Khadhimi embodies Iraqis' hope for change even if challenges abound
LONDON - Iraqi Prime Minister Mustafa al-Kadhimi's reinstatement of a top military commander on May 9 indicated his commitment to freeing state institutions from Iranian influence and clipping the wings of Iran-backed militias, experts said.
“Al-Kadhimi's broad international and Arab relations will provide him with great opportunities for success," said Iraqi parliamentarian Hisham al-Suhail, adding that members of parliament "are confident"of the premier’s ability to ensure tangible change.
Kadhimi sent a strong message to the cabinet as it began work by reinstating Lieutenant General Abdul-Wahab al-Saadi to his post as operations commander of the Counter-Terrorism Service.
Saadi, who was removed from his post last September by former Prime Minister Adel Abdul-Mahdi with no explanation, is viewed by Iraqis as one of few public figures who have resisted involvement in party politics or sectarianism.
His removal caused a stir among Iraqis, many of whom deeply respect him for his central role in the three-year battles against ISIS, which Iraq declared victory over in 2017.
In 2015, when Saadi was leading the fight against ISIS in the town of Beiji with just 250 soldiers, he rejected "help from non-Iraqis," particularly Iranians and Iran-backed militias, which had become powerful actors in the country.
"If I had accepted help from non-Iraqis, the history books will say the victory was not ours, the Iraqis," Saadi said at the time, angering Iran-aligned elements in Baghdad.
Saadi, a Shia who rejects Iranian influence and spent time training in the US, is viewed by many as Washington’s man in the military.
His reinstatement early in Khadhimi’s tenure shows that the premier is looking to shrewdly balance the political challenges facing the country, including competing pressures from the US and Iran, plunging oil prices and the coronavirus pandemic.
Among the decisions taken on Khadhimi’s first cabinet meeting May 9 were the release of all anti-establishment protesters who were detained since October 2019 and the compensation of relatives of nearly 600 protesters who were killed in demonstrations.
He also ordered the formation of a fact-finding committee to investigate the violence that took place during protests and to hold those involved in killing protesters to account.
Speaking to reporters following the cabinet meeting, Kadhimi said that a crisis cell made up of specialists in foreign affairs and international relations had been formed to review the strategic agreement signed with the United States on the basis of protecting the unity and sovereignty of Iraq.

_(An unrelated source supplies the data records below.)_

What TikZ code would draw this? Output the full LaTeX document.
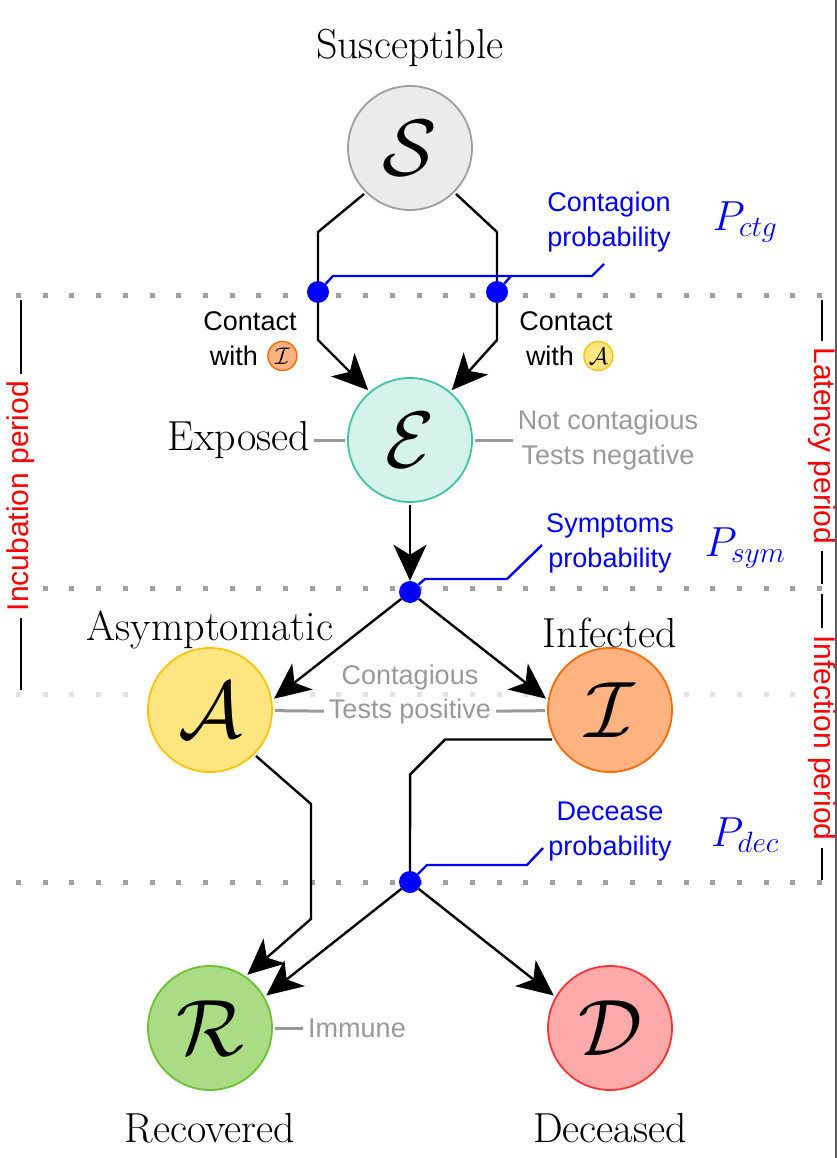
\RequirePackage{fix-cm}
\documentclass[tikz,border=0pt]{standalone}
\usepackage{fontspec}
\setsansfont{Liberation Sans}
\usepackage{tikz}
\usetikzlibrary{arrows.meta, positioning}

\definecolor{sFill}{HTML}{EBEBEB}
\definecolor{sDraw}{HTML}{9E9E9E}
\definecolor{eFill}{HTML}{D5F2EB}
\definecolor{eDraw}{HTML}{3CC4A3}
\definecolor{aFill}{HTML}{FFE680}
\definecolor{aDraw}{HTML}{FFC200}
\definecolor{iFill}{HTML}{FFB380}
\definecolor{iDraw}{HTML}{FF6A00}
\definecolor{rFill}{HTML}{A9DC84}
\definecolor{rDraw}{HTML}{6CC033}
\definecolor{dFill}{HTML}{FFAAAA}
\definecolor{dDraw}{HTML}{FF3333}
\definecolor{noteGray}{HTML}{999999}
\definecolor{dotGray}{HTML}{A0A0A0}
\definecolor{dotLight}{HTML}{E3E3E3}
\definecolor{edgeGray}{HTML}{595959}

\begin{document}
\begin{tikzpicture}[
  x=1pt, y=-1pt,
  compartment/.style={
    circle,
    line width=1.8pt,
    minimum size=124pt,
    inner sep=0pt,
    outer sep=3pt,
    font=\fontsize{80}{80}\selectfont
  },
  statelbl/.style={font=\fontsize{42}{46}\selectfont},
  note/.style={
    font=\fontsize{27}{35}\selectfont\sffamily,
    text=noteGray,
    align=center,
    inner sep=5pt
  },
  prob/.style={
    font=\fontsize{27}{35}\selectfont\sffamily,
    text=blue,
    align=center
  },
  pvar/.style={font=\fontsize{42}{46}\selectfont, text=blue},
  contact/.style={font=\fontsize{27}{35}\selectfont\sffamily, inner sep=0pt},
  badge/.style={
    circle,
    line width=1.4pt,
    minimum size=29pt,
    inner sep=0pt,
    font=\fontsize{24}{24}\selectfont
  },
  period/.style={
    font=\fontsize{30}{33}\selectfont\sffamily,
    text=red,
    fill=white,
    inner sep=7pt
  },
  bracket/.style={line width=2.2pt},
  link/.style={line width=2.4pt},
  arrow/.style={
    line width=2.4pt,
    -{Stealth[length=36pt, width=33pt, inset=10pt]}
  },
  leader/.style={draw=blue, line width=2.4pt},
  junction/.style={circle, fill=blue, minimum size=22pt, inner sep=0pt},
  greyline/.style={draw=noteGray, line width=3pt},
  divider/.style={draw=dotGray, line width=5pt, dash pattern=on 5pt off 21.7pt}
]
\useasboundingbox (0,0) rectangle (837,1158);

% Dotted period separators
\draw[divider] (16,295) -- (822,295);
\draw[divider] (16,588) -- (822,588);
\draw[divider, draw=dotLight] (16,694) -- (822,694);
\draw[divider] (16,882) -- (822,882);

% Compartments
\node[compartment, fill=sFill, draw=sDraw] (S) at (410,148) {$\mathcal{S}$};
\node[compartment, fill=eFill, draw=eDraw] (E) at (410,440) {$\mathcal{E}$};
\node[compartment, fill=aFill, draw=aDraw] (A) at (210,710) {$\mathcal{A}$};
\node[compartment, fill=iFill, draw=iDraw] (I) at (610,710) {$\mathcal{I}$};
\node[compartment, fill=rFill, draw=rDraw] (R) at (210,1028) {$\mathcal{R}$};
\node[compartment, fill=dFill, draw=dDraw] (D) at (610,1028) {$\mathcal{D}$};

% Compartment names
\node[statelbl] (lS) at (410,48) {Susceptible};
\node[statelbl] (lE) at (239,440) {Exposed};
\node[statelbl] (lA) at (210,630) {Asymptomatic};
\node[statelbl] (lI) at (610,633) {Infected};
\node[statelbl] (lR) at (210,1128) {Recovered};
\node[statelbl] (lD) at (610,1128) {Deceased};

% Probability junctions
\node[junction] (jI) at (318,292) {};
\node[junction] (jA) at (497,292) {};
\node[junction] (jsym) at (410,592) {};
\node[junction] (jdec) at (410,882) {};

% Transitions
\draw[arrow] (S.225) -- ++(-46,38) -- (jI) -- ++(0,48) -- (E.130);
\draw[arrow] (S.-45) -- ++(41,38) -- (jA) -- ++(0,48) -- (E.50);
\draw[arrow] (E) -- (jsym);
\draw[arrow] (jsym) -- (A.10);
\draw[arrow] (jsym) -- (I.170);
\draw[arrow] (A.-45) -- ++(55,48) -- ++(0,115) -- (R.55);
\draw[link] (I.207) -- ++(-107,0) -- ++(-35,35) -- (jdec);
\draw[arrow] (jdec) -- (R.30);
\draw[arrow] (jdec) -- (D.150);

% Contact labels
\node[contact] (cI) at (250,321) {Contact};
\node[contact] (wI) at (234,356) {with};
\node[badge, fill=iFill, draw=iDraw, right=9pt of wI] (bI) {$\mathcal{I}$};
\node[contact] (cA) at (566,321) {Contact};
\node[contact] (wA) at (550,356) {with};
\node[badge, fill=aFill, draw=aDraw, right=9pt of wA] (bA) {$\mathcal{A}$};

% Probabilities
\node[prob] (pctg) at (609,222) {Contagion\\probability};
\node[pvar] (Pctg) at (745,222) {$P_{ctg}$};
\node[prob] (psym) at (610,543) {Symptoms\\probability};
\node[pvar] (Psym) at (745,548) {$P_{sym}$};
\node[prob] (pdec) at (610,832) {Decease\\probability};
\node[pvar] (Pdec) at (745,835) {$P_{dec}$};

\draw[leader] (jI) -- ++(15,-16) -- ++(259,0) -- ++(12,-12);
\draw[leader] (jA) -- ++(14,-16);
\draw[leader] (jsym) -- ++(15,-13) -- ++(82,0) -- ++(35,-34);
\draw[leader] (jdec) -- ++(17,-17) -- ++(100,0) -- ++(16,-17);

% Test notes
\node[note] (nE) at (608,440) {Not contagious\\Tests negative};
\node[note] (ctg) at (410,678) {Contagious};
\node[note] (tpos) at (410,712) {Tests positive};
\node[note] (imm) at (357,1028) {Immune};

\draw[greyline] (lE) -- (E);
\draw[greyline] (E) -- (nE);
\draw[greyline] (A) -- (tpos);
\draw[greyline] (tpos) -- (I);
\draw[greyline] (R) -- (imm);

% Period brackets
\draw[bracket] (21,300) -- (21,690);
\node[period, rotate=90] (incub) at (21,496) {Incubation period};
\draw[bracket] (822,300) -- (822,584);
\draw[bracket] (822,594) -- (822,880);
\node[period, rotate=-90] (lat) at (822,446) {Latency period};
\node[period, rotate=-90] (inf) at (822,738) {Infection period};

% Page edge
\draw[edgeGray, line width=2pt] (835.5,0) -- (835.5,1158);

\end{tikzpicture}
\end{document}
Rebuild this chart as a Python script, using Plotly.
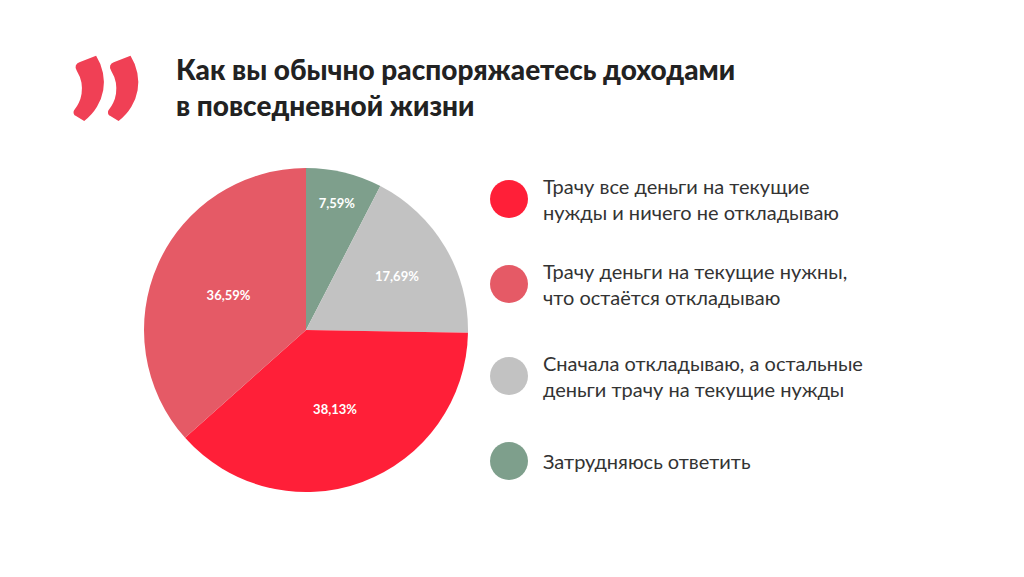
import plotly.graph_objects as go

categories = ["Затрудняюсь ответить",
              "Сначала откладываю, а остальные деньги трачу на текущие нужды",
              "Трачу все деньги на текущие нужды и ничего не откладываю",
              "Трачу деньги на текущие нужны, что остаётся откладываю"]
values = [7.59, 17.69, 38.13, 36.59]
colors = ["#7E9F8C", "#C2C2C2", "#FF1F38", "#E55A66"]
legend_labels = ["Трачу все деньги на текущие<br>нужды и ничего не откладываю",
                 "Трачу деньги на текущие нужны,<br>что остаётся откладываю",
                 "Сначала откладываю, а остальные<br>деньги трачу на текущие нужды",
                 "Затрудняюсь ответить"]
legend_colors = ["#FF1F38", "#E55A66", "#C2C2C2", "#7E9F8C"]
legend_y = [191, 276, 368, 453]
texts = [f"{v:.2f}%".replace(".", ",") for v in values]

W, H = 1024, 577
fig = go.Figure(go.Pie(
    labels=categories, values=values, text=texts, textinfo="text",
    marker=dict(colors=colors, line=dict(color="white", width=0)),
    sort=False, direction="clockwise", rotation=0,
    textfont=dict(family="Lato", size=13, color="white", weight="bold"),
    insidetextorientation="horizontal", showlegend=False,
    domain=dict(x=[136/W, 460/W], y=[1-484/H, 1-160/H]), hoverinfo="none"))

ann = [dict(text="Как вы обычно распоряжаетесь доходами<br>в повседневной жизни",
            x=166/W, y=1-42/H, xref="paper", yref="paper", xanchor="left", yanchor="top",
            align="left", showarrow=False,
            font=dict(family="Lato", size=28, color="#222", weight=900)),
       dict(text="”", x=56/W, y=1-4/H, xref="paper", yref="paper", xanchor="left", yanchor="top",
            showarrow=False, font=dict(family="Lato", size=200, color="#F04055", weight=900))]
shapes = []
for lab, c, y in zip(legend_labels, legend_colors, legend_y):
    shapes.append(dict(type="circle", xref="paper", yref="paper",
                       x0=482/W, x1=520/W, y0=1-(y+19)/H, y1=1-(y-19)/H,
                       fillcolor=c, line=dict(width=0)))
    ann.append(dict(text=lab, x=533/W, y=1-y/H, xref="paper", yref="paper",
                    xanchor="left", yanchor="middle", align="left", showarrow=False,
                    font=dict(family="Lato", size=20, color="#333")))
fig.update_layout(width=W, height=H, margin=dict(l=0, r=0, t=0, b=0),
                  paper_bgcolor="white", annotations=ann, shapes=shapes)
fig.write_html("out.html")
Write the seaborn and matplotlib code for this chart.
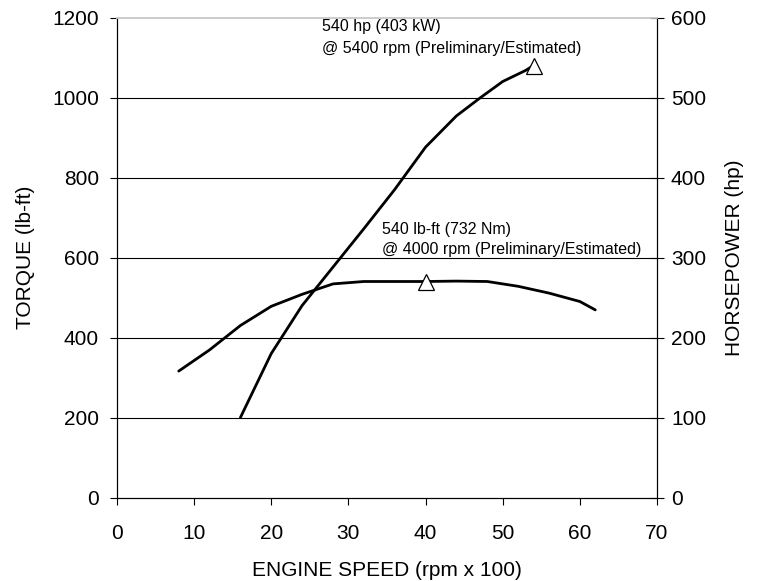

A panel of experts has also been formed to coordinate with the relevant authorities to hold “free and fair” elections, he added.
Despite Kadhimi’s announcements, thousands of Iraqi protesters returned to the streets in the capital Baghdad and other governorates, demanding an end to rampant corruption, improved living conditions and an overhaul of the country’s political elite.
The majority of Iraqis, however, seem to have responded positively to the new prime minister, who will have to win political backing for crucial reforms amid deep national crises.
The government’s new decisions appear to indicate Khadhimi is attempting to compensate for the damage caused under Abdul-Mahdi's tenure, during which Iran exerted more influence over the country’s political, economic and security affairs.
Kadhimi was also sure to mention the need to maintain security and stability in the region during a meeting with Iranian Ambassador to Iraq Iraj Masjedi and US Ambassador to Iraq Matthew Tueller, the prime minister's media office said in a statement May 9.
The Iraqi prime minister added that Iraq will not be a ground for settling accounts and launching attacks on any neighbouring or allied countries, according to the statement.
US-Iran tensions have played out more intensely in Iraq since the killing of Qassem Soleimani, commander of the Quds Force of Iran's Islamic Revolution Guards Corps (IRGC) and Abu Mahdi al-Muhandis, deputy chief of Iraq's paramilitary Hashd Shaabi forces, in a US drone attack near Iraqi capital Baghdad in January.
Iran-backed militias have frequently attacked Iraqi military bases housing US troops across Iraq as well as the US Embassy inside the heavily fortified Green Zone in central Baghdad.